Stephen Wright @ Artexte

Art practices with impaired coefficients of artistic visibility

2006

Invited as researcher-in-residence at Artexte Information Centre, Stephen Wright’s writing and research focuses on art practices with low coefficients of artistic visibility, raising the possibility of a new status for art – in the absence of artworks, authorship or spectatorship. Envisaging art in terms of competence rather than performance, process rather than outcome, poses a distinct challenge for the artworld because in losing its visibility as such, art has only its history to fall back on. For practices whose self-understanding stems from the visual arts tradition, not to mention for the normative institutions that govern it, the problem cannot be merely wished away for if it is not visible, art eludes all control, all prescription, in short, all “policing”. If ever more artists seem prepared to deliberately impair their work’s coefficient of artistic visibility, is it not in order to give teeth to the sort of consensus-busting power to which art often lays claim?

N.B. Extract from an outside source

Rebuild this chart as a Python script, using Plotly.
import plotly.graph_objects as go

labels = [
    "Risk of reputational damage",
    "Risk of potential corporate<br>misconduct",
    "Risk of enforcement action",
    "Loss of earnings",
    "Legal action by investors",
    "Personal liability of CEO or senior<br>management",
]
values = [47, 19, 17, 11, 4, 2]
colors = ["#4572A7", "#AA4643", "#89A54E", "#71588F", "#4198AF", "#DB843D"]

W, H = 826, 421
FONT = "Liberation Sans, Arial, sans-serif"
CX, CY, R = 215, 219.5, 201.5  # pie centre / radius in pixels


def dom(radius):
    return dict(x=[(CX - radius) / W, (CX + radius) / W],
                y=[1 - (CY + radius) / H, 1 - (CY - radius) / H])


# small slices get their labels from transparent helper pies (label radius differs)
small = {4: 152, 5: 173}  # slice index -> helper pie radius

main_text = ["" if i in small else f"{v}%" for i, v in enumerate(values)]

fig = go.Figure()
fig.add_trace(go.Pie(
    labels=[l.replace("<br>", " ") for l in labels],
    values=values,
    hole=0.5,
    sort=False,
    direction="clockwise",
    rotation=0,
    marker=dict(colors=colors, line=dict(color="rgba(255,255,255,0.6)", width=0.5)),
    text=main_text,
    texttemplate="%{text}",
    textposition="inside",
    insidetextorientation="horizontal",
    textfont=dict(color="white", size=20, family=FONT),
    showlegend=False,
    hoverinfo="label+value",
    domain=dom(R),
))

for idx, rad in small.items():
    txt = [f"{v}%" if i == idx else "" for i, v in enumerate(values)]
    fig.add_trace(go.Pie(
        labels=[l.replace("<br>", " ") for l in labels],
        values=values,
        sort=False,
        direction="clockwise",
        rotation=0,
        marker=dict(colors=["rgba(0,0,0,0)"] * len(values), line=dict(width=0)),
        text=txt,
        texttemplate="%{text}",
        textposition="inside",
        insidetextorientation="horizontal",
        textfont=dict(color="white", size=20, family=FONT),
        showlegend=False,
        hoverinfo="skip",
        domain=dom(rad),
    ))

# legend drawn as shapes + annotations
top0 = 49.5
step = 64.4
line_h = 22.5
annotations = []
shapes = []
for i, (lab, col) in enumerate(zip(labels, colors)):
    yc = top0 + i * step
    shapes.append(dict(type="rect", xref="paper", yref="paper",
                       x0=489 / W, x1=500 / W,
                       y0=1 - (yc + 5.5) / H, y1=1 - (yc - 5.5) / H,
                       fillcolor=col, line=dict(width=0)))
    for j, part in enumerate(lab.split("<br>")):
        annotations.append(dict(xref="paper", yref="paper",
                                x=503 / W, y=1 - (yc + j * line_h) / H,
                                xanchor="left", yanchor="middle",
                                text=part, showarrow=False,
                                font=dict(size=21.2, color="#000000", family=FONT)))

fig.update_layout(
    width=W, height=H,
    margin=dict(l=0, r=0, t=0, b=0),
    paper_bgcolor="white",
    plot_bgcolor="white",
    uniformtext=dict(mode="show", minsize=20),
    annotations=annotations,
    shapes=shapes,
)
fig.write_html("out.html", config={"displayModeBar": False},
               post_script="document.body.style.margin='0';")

Stephen Wright is an art critic and programme director at the Collège international de philosophie (Paris). He is currently curating “Rumour as Media” (Aksanat, Istanbul), following “In Absentia” (Passerelle, Brest) and “The Future of the Reciprocal Readymade” (Apexart, NYC), as part of a series of exhibitions examining art practices with low coefficients of artistic visibility, which raise the prospect of art without artworks, authorship or spectatorship.